### Exercise materials
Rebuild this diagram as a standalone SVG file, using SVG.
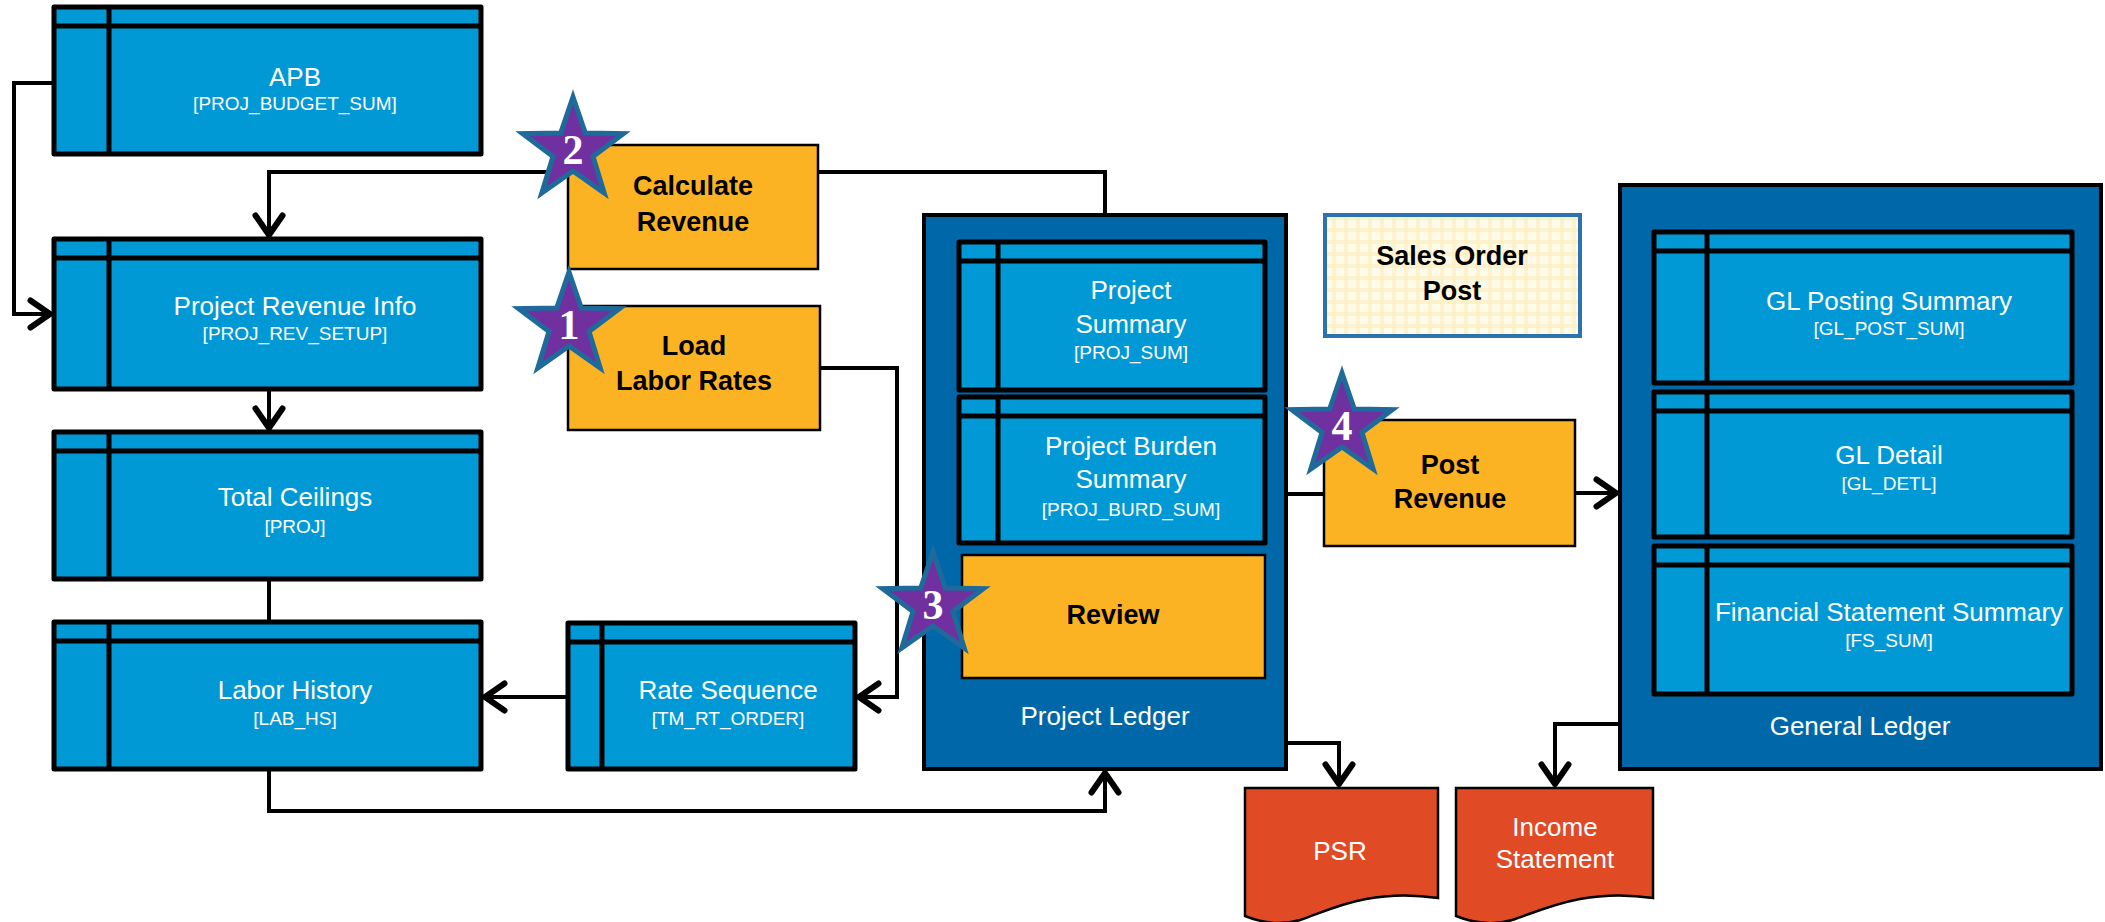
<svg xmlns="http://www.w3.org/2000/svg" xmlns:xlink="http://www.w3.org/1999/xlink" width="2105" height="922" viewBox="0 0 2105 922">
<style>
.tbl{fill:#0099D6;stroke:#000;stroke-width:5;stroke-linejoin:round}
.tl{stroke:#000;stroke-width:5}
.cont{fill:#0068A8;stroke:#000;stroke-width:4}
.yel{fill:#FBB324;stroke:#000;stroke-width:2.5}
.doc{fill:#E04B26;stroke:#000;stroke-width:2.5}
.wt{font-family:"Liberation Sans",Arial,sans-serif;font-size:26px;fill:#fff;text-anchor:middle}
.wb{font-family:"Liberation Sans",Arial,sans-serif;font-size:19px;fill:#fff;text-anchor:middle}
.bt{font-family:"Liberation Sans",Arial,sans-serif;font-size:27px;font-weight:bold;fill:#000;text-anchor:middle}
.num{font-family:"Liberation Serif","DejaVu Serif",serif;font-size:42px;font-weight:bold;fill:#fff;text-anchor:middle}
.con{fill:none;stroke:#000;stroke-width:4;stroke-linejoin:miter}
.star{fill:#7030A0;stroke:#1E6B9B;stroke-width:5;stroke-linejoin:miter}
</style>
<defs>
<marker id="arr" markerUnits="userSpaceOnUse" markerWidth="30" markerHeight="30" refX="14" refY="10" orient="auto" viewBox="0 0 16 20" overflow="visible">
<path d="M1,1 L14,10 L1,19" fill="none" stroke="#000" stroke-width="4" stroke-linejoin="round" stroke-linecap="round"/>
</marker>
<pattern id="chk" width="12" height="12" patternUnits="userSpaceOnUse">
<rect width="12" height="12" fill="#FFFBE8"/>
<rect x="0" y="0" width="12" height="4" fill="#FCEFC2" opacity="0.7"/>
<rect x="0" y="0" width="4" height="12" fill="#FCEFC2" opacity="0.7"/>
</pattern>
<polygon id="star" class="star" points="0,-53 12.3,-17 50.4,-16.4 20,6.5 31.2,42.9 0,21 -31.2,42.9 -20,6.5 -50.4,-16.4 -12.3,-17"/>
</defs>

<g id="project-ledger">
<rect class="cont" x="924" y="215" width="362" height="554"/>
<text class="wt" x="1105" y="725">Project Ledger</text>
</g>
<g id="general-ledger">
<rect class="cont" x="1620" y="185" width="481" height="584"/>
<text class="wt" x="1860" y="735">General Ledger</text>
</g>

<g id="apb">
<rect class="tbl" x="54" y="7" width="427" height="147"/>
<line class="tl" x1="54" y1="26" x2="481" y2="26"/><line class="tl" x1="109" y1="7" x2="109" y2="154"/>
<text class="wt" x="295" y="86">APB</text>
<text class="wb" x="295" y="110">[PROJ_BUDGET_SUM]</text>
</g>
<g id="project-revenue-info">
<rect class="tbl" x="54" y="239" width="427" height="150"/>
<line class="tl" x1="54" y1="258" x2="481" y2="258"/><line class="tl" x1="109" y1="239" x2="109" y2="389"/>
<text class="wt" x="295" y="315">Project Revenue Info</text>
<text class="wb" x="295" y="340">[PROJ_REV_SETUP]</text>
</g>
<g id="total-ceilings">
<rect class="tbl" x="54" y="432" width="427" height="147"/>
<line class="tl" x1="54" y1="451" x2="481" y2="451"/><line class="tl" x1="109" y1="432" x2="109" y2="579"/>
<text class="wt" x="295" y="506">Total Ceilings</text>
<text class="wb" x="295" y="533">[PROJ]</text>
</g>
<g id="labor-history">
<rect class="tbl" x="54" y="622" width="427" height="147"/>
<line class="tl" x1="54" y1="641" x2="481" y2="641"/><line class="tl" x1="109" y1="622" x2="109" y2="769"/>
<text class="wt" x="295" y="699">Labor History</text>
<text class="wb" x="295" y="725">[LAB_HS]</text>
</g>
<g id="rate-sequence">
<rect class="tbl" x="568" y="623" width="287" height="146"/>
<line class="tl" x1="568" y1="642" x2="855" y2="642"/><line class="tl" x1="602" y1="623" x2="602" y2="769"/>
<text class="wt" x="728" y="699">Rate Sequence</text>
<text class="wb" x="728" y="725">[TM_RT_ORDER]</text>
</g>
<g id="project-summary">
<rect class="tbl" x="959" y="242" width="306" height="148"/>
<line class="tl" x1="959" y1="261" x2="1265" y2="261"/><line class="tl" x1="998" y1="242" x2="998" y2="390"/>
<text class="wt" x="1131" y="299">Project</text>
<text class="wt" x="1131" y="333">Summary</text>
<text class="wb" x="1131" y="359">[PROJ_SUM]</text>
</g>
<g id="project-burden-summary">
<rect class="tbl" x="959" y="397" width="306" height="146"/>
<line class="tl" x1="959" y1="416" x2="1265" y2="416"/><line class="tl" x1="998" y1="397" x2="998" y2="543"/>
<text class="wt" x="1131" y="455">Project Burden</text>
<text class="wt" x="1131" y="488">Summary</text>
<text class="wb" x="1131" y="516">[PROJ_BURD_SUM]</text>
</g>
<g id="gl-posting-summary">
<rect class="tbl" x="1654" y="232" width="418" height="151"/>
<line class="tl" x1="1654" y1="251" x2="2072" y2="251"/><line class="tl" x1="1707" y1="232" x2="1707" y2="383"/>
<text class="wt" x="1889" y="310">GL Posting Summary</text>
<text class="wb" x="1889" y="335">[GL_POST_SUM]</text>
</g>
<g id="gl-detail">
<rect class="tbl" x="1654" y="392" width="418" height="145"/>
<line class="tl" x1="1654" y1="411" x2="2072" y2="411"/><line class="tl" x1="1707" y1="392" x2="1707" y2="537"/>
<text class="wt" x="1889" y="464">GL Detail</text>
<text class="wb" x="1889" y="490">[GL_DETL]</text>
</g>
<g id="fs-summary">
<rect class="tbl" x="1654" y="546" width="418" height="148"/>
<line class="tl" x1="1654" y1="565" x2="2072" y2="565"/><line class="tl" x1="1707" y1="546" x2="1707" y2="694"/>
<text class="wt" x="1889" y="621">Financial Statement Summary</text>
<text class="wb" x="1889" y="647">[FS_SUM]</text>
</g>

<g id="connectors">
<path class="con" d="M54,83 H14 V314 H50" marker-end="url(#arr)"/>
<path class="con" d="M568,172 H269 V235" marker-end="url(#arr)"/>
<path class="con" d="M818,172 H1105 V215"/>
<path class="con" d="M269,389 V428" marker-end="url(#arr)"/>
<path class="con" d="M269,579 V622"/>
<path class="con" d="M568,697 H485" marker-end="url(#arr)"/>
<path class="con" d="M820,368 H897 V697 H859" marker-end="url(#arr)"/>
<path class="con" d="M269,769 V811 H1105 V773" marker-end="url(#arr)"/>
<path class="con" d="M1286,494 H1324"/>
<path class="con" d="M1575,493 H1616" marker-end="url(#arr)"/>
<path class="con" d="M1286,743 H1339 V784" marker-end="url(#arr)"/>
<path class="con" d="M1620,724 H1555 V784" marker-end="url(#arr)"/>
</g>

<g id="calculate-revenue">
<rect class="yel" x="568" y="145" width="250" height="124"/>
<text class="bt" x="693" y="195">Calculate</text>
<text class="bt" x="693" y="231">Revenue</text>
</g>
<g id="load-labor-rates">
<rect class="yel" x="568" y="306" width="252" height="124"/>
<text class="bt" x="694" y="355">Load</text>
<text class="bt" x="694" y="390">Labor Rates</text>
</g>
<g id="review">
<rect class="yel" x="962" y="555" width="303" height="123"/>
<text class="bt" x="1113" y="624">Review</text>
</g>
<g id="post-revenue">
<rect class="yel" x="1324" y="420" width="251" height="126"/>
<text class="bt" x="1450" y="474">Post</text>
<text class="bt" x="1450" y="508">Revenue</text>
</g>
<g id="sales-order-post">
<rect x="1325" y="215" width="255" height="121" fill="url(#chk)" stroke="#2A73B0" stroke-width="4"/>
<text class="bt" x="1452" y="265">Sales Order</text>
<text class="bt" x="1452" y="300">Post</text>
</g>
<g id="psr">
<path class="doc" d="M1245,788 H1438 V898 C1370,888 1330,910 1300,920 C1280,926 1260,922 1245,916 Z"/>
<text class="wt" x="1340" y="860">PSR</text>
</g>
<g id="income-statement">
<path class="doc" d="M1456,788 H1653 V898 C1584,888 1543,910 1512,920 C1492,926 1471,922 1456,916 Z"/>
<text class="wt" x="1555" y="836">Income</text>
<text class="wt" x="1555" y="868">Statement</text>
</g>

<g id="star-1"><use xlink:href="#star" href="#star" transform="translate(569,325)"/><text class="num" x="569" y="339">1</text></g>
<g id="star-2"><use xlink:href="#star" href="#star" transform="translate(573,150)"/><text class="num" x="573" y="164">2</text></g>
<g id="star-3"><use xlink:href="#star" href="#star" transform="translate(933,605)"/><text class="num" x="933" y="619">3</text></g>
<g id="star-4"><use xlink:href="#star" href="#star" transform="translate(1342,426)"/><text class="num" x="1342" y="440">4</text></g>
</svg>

--

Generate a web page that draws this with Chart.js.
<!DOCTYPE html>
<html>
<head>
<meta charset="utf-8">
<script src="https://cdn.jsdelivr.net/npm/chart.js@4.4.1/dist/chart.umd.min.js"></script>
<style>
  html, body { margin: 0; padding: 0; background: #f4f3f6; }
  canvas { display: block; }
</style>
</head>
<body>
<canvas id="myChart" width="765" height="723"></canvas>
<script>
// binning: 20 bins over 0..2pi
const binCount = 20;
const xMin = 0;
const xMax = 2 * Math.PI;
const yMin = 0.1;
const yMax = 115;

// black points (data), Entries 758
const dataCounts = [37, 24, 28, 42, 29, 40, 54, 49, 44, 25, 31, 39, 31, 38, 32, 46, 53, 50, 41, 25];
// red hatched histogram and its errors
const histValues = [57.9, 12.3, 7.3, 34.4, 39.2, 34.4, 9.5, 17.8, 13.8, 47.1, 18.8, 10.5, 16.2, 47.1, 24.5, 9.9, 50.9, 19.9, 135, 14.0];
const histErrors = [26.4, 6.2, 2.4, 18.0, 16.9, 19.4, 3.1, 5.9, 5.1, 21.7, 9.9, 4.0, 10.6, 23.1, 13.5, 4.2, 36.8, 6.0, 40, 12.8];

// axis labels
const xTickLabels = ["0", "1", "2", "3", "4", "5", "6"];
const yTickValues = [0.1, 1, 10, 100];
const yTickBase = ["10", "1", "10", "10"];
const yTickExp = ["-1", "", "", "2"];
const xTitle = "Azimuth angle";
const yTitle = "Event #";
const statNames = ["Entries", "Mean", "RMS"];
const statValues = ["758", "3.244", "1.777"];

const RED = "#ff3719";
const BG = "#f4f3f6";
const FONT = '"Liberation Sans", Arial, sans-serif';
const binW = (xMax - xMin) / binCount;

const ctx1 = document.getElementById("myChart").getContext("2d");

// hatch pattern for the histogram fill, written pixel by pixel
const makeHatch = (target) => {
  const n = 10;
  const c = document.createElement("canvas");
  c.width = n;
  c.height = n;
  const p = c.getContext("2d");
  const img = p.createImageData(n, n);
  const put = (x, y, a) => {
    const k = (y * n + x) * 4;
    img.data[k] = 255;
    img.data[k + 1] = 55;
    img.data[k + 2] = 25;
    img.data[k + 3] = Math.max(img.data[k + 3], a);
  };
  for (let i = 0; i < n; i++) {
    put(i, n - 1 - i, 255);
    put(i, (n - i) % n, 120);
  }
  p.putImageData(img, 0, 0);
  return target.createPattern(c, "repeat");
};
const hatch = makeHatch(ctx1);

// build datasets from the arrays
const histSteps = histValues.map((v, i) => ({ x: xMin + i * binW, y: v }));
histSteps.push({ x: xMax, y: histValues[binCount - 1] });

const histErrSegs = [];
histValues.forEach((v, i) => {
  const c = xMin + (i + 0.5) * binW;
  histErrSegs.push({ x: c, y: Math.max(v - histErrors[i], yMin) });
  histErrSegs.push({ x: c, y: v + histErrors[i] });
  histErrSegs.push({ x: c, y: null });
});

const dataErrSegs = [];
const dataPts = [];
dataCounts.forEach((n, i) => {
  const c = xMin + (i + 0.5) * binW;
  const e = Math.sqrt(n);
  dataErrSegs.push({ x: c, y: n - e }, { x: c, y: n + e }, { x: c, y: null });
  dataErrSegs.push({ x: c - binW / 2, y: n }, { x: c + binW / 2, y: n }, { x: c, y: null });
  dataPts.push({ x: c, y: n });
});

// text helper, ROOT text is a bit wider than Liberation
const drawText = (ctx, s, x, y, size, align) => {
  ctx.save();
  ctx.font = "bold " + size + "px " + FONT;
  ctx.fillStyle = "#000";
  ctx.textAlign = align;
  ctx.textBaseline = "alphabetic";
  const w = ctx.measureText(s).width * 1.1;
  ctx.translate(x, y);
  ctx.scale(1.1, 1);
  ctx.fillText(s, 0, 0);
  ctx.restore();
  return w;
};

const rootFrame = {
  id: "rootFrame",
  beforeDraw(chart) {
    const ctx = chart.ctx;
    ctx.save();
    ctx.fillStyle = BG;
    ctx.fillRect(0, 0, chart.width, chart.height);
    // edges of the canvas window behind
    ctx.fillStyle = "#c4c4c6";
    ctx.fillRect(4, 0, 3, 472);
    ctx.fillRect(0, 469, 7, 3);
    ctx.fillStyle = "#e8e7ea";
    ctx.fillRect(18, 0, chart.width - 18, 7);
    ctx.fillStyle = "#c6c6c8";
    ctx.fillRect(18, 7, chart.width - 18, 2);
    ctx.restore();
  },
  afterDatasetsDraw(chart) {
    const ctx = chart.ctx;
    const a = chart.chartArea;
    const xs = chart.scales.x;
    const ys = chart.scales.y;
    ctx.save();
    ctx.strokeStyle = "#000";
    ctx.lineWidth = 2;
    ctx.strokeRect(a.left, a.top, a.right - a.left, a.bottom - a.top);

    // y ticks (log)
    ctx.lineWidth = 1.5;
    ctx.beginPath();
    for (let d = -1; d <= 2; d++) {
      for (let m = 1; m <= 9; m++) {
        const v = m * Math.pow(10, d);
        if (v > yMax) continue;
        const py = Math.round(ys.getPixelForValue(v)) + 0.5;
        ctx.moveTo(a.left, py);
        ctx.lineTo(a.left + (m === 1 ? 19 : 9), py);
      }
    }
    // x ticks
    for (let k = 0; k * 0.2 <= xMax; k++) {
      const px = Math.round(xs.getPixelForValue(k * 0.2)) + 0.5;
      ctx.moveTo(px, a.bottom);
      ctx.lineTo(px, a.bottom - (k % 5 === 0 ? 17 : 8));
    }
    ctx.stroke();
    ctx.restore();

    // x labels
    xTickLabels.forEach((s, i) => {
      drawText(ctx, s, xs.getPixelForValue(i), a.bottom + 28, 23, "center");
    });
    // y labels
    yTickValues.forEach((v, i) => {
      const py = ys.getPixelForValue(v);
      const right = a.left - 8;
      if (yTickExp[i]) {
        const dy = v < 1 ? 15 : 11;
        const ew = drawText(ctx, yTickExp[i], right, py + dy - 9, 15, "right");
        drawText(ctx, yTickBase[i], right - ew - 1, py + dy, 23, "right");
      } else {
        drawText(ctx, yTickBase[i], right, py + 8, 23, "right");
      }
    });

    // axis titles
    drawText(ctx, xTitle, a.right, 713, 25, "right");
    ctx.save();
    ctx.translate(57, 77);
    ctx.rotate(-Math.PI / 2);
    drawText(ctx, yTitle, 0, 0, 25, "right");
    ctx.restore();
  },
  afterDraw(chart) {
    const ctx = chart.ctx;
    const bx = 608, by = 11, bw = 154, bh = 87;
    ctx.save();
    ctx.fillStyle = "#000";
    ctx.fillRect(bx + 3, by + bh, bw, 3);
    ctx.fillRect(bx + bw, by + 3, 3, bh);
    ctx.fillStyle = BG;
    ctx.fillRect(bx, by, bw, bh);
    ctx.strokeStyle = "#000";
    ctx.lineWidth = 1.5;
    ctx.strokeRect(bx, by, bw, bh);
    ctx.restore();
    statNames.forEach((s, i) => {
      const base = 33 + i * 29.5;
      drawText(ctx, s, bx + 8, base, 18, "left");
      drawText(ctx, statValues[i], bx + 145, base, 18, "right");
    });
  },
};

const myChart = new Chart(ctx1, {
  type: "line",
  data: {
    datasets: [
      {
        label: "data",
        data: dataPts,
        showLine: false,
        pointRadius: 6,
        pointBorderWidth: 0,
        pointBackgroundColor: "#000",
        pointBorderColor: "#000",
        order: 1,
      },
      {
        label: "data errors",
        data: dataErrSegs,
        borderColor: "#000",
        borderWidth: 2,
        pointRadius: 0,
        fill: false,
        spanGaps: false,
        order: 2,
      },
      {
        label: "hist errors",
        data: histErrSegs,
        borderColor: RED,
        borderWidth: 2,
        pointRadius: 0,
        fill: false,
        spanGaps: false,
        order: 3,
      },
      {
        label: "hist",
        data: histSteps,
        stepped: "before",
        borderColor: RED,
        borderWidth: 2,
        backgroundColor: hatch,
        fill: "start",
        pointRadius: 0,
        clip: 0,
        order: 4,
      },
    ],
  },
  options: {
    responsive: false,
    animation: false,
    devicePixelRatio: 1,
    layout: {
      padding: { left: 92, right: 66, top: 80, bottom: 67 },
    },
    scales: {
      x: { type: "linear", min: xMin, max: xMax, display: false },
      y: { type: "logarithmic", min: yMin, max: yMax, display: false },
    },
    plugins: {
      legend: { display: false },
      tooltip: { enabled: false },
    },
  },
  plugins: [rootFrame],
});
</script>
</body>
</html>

### Task details
In the listing above, find the line with "Generate a web" and the line with "const yMax = 115;", then print exactly those two lines and every line between them, and nothing more.

### Full response
Generate a web page that draws this with Chart.js.
<!DOCTYPE html>
<html>
<head>
<meta charset="utf-8">
<script src="https://cdn.jsdelivr.net/npm/chart.js@4.4.1/dist/chart.umd.min.js"></script>
<style>
  html, body { margin: 0; padding: 0; background: #f4f3f6; }
  canvas { display: block; }
</style>
</head>
<body>
<canvas id="myChart" width="765" height="723"></canvas>
<script>
// binning: 20 bins over 0..2pi
const binCount = 20;
const xMin = 0;
const xMax = 2 * Math.PI;
const yMin = 0.1;
const yMax = 115;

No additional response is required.